Let timber industry workers resume work – STIA
KOTA KINABALU: Sabah Timber Industries Association (STIA) president Chua Yeong Perng applauds the State Government for the decisive move to protect the citizens of Sabah from the Coronavirus (Covid-19) pandemic.
“The STIA supports the government in the difficult task of finding the right balance between ensuring the survival of industry and ensuring the safety of the population during such an unprecedented crisis,” Chua said.
He also took the opportunity to thank all the frontliners who had sacrificed so much for the State.
Chua emphasized that there were several looming issues that would further weaken the timber industry’s ability to pay workers’ wages for the coming months.
“If remedial action is not taken during and after the Movement Control Order (MCO), the repercussions would be irreversible. The association would like to present suggestions to the Government that would increase employers’ ability to cover wages for the upcoming critical months.
“The timber sector currently has approximately 30,000 fulltime employees and between 5,000 and 10,000 piecemeal or part-time workers. Liquidity within the forest and timber industry is of the utmost concern for the next few months.
“Majority of the players in the industry would struggle to sustain existing payroll commitments. At least 50 percent of the workforce in the upstream and downstream sector will be facing job security risks,” Chua said.
He said due to the inherent remote location of timber factories and logging camps, most companies have 30-40 percent their workforce residing in living quarters within factory premises or logging camps.
“By default, workers’ quarters act as a quarantine area since entry and exit is restricted and controlled by security personnel.
“Since implementation of the MCO, companies have proven to have successfully controlled and monitored the welfare conditions of workers staying in company quarters.
“With companies executing additional safety measures (PPE distribution, temperature check and personnel medical monitoring) the risk of infection for this segment of the workforce is extremely low. Consideration should be given for these workers to be allowed to commence work immediately.
“Social distancing within tight confines of worker quarters has no additional advantage over factory or camp operational areas.
“The economic impact of losing four weeks (and potentially more if MCO is extended) of productivity however in March - April will have far reaching consequences on the forest and timber industry. STIA has serious concerns on industry’s capacity to cover wages in May, June and July,” Chua said.
He said shipment of ready goods, controlled movement of perishable raw material (felled logs) and systematic re-starting of manufacturing would go a long way in improving the industry’s ability to maintain and pay its workforce.
“STIA estimates that there are approximately 120 containers, worth RM9-10 million of products at Port and at various factory locations that that have been held back.

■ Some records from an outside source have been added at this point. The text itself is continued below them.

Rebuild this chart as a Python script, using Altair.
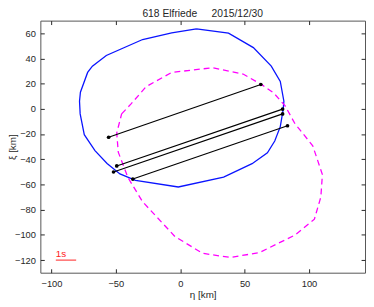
import altair as alt
import pandas as pd

# Blue solid outline (eta, xi) in km
blue_eta = [12.6, 37.5, 56.8, 70.7, 77.7, 80.5, 80.0, 77.7, 73.4, 67.7, 55.8, 33.7, -1.5,
            -34.7, -46.8, -56.8, -66.2, -74.5, -77.7, -78.2, -77.5, -71.9, -68.2, -57.4, -29.2, -6.6, 12.6]
blue_xi = [63.5, 60.0, 48.6, 33.9, 21.8, 6.1, -0.2, -14.1, -25.5, -34.9, -43.5, -54.1, -62.0,
           -56.7, -51.6, -43.3, -33.1, -20.5, -4.0, 6.0, 13.2, 28.9, 33.9, 42.3, 55.0, 60.3, 63.5]

# Magenta dashed outline
mag_eta = [-45.5, -38.0, -26.6, -6.6, 24.9, 48.8, 63.9, 72.7, 81.5, 89.0, 102.9, 110.4, 109.2,
           104.2, 89.0, 61.4, 38.7, 17.4, -4.0, -29.2, -40.5, -48.1, -49.3, -45.5]
mag_xi = [-4.0, 4.1, 17.5, 28.9, 32.6, 27.6, 18.8, 12.5, 2.3, -11.6, -29.3, -52.1, -69.9,
          -87.5, -100.2, -114.1, -117.9, -114.6, -101.4, -73.7, -54.7, -34.4, -19.2, -4.0]

# Chords
chord_eta1 = [-55.6, -49.3, -51.8, -36.8]
chord_xi1 = [-22.5, -45.3, -50.1, -55.7]
chord_eta2 = [62.6, 79.5, 79.5, 83.3]
chord_xi2 = [19.3, -0.2, -4.0, -13.4]

# Scale bar
bar_eta = [-96.6, -80.8]
bar_xi = [-120.0]
bar_label = ["1s"]

x_ticks = [-100, -50, 0, 50, 100]
y_ticks = [-120, -100, -80, -60, -40, -20, 0, 20, 40, 60]

FONT = "Liberation Sans"
TXT = "#262626"
xs = alt.Scale(domain=[-108.6, 143.5], nice=False, zero=False)
ys = alt.Scale(domain=[-130, 70], nice=False, zero=False)

blue_df = pd.DataFrame({"eta": blue_eta, "xi": blue_xi, "i": range(len(blue_eta))})
mag_df = pd.DataFrame({"eta": mag_eta, "xi": mag_xi, "i": range(len(mag_eta))})
chord_df = pd.DataFrame({"e1": chord_eta1, "x1": chord_xi1, "e2": chord_eta2, "x2": chord_xi2})
pts_df = pd.DataFrame({"eta": chord_eta1 + chord_eta2, "xi": chord_xi1 + chord_xi2})
bar_df = pd.DataFrame({"e1": [bar_eta[0]], "e2": [bar_eta[1]], "xi": bar_xi, "t": bar_label})

common_axis = dict(domain=False, grid=False, tickSize=4, offset=-4, tickColor=TXT,
                   labelColor=TXT, labelFont=FONT, labelFontSize=9.5, titleFont=FONT,
                   titleFontSize=10, titleFontWeight="normal", titleColor=TXT)

ax_bottom = alt.Axis(orient="bottom", values=x_ticks, labelPadding=6, title="η [km]",
                     titlePadding=2, **common_axis)
ax_left = alt.Axis(orient="left", values=y_ticks, labelPadding=5, title="ξ [km]",
                   titleX=-32, titleBaseline="middle", **common_axis)
ax_top = alt.Axis(orient="top", values=x_ticks, labels=False, title=None, **common_axis)
ax_right = alt.Axis(orient="right", values=y_ticks, labels=False, title=None, **common_axis)

blue = alt.Chart(blue_df).mark_line(color="#0a14ff", strokeWidth=1.3).encode(
    x=alt.X("eta:Q", scale=xs, axis=ax_bottom),
    y=alt.Y("xi:Q", scale=ys, axis=ax_left),
    order="i:Q")

mag = alt.Chart(mag_df).mark_line(color="#ff00ff", strokeWidth=1.3, strokeDash=[6, 4]).encode(
    x=alt.X("eta:Q", scale=xs, axis=ax_top),
    y=alt.Y("xi:Q", scale=ys, axis=ax_right),
    order="i:Q")

chords = alt.Chart(chord_df).mark_rule(color="black", strokeWidth=1.2).encode(
    x=alt.X("e1:Q", scale=xs, axis=None), y=alt.Y("x1:Q", scale=ys, axis=None),
    x2="e2:Q", y2="x2:Q")

pts = alt.Chart(pts_df).mark_circle(color="black", size=14, opacity=1).encode(
    x=alt.X("eta:Q", scale=xs, axis=None), y=alt.Y("xi:Q", scale=ys, axis=None))

bar = alt.Chart(bar_df).mark_rule(color="#ff2020", strokeWidth=1).encode(
    x=alt.X("e1:Q", scale=xs, axis=None), x2="e2:Q", y=alt.Y("xi:Q", scale=ys, axis=None))

bar_txt = alt.Chart(bar_df).mark_text(color="#ff2020", align="left", baseline="bottom",
                                      font=FONT, fontSize=10, dy=-1).encode(
    x=alt.X("e1:Q", scale=xs, axis=None), y=alt.Y("xi:Q", scale=ys, axis=None), text="t:N")

chart = alt.layer(blue, mag, chords, pts, bar, bar_txt).resolve_axis(
    x="independent", y="independent"
).properties(
    width=331, height=257,
    autosize=alt.AutoSizeParams(type="none"),
    padding={"left": 33, "top": 10, "right": 1, "bottom": 27},
    title=alt.TitleParams("618 Elfriede\u00a0\u00a0\u00a0\u00a0\u00a02015/12/30", font=FONT,
                          fontSize=10.5, fontWeight="normal", color=TXT, offset=1,
                          anchor="middle"),
).configure_view(stroke="#555555", strokeWidth=1)

chart.save("out.html", embed_options={"renderer": "svg", "actions": False})
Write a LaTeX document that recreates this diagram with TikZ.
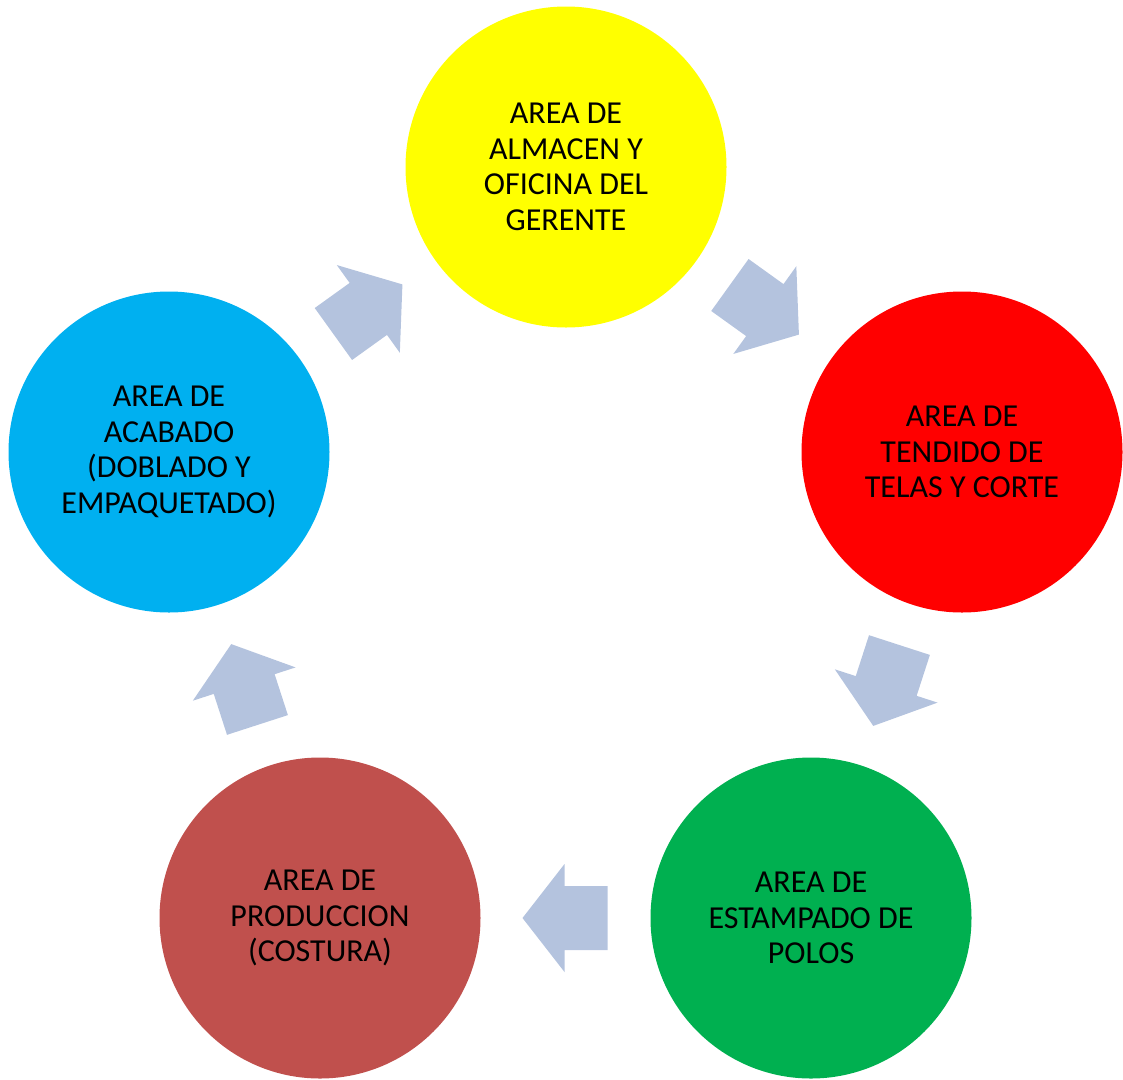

“There are approximately 100,000 -120,000 m3 of felled logs, valued between RM35-45 million, currently sitting idle due to the MCO. The value and quality of the logs continue to deteriorate each week. We expect, overall, these felled logs would have lost at least 15-20 percent of their inherent value.
“Certain non-durable species have lost nearly all its commercial value by now. In addition to this, downstream mills are now faced with the critical problem of wood adhesives expiring.
“If partial production is not permitted over the next few days, it is estimated 964 MT (963,000 kgs) of plywood and woodworking adhesives will need to be disposed of. The value of adhesives and the disposal cost will come to between RM5 milion and M8 million.
“There is the concern also that Sabah may not have the facilities to dispose of such quantities in such a short time frame. STIA is extremely concerned that the combination of the above factors will ultimately impact the industry’s short term ability to cover employee wages for April and the months after.”
As such, Chua said the STIA appealed to the government to grant special permission during the current MCO period for ready shipments to be exported.
“To avoid massive adhesive disposal problems, selected factories with expiring adhesives to be also given restricted production days in order to utilize their adhesive stock.
“In event the MCO is extended beyond April 14, STIA suggests the government allow for certain upstream and downstream activities to commence operation.
“It is recommended that authorities take reference to other states in Malaysia like Sarawak and Johor which have permitted scaled down manufacturing operations to commence.
“It is understood that manufacturing in these states are limited within specific timber industrial clusters and a cap has been placed on the number of workers allowed to return to work.
“The authorities could take the initiative to allow movement of raw material and manufacturing to progressively startup within timber clusters (Keningau, KKIP, Ladalam, Kimanis) that are not deemed a high risk area (hot/red zone).
As highlighted by various other SME associations, Chua said STIA was also of the opinion that the recently announced Federal Government Stimulus Package lacks focus on SMEs.
He said it was apparent that majority of the SMEs felt that the recent wage subsidy would fall short in its desired intent of saving jobs. "As such, any quick action in the coming days to mitigate the impending short term cash flow problems will go far in reducing any large scale worker redundancy.
“STIA feels that it is necessary for the State Government to consider making minor changes to the current MCO. This will at least allow the industry to help itself in the interim,” Chua concluded.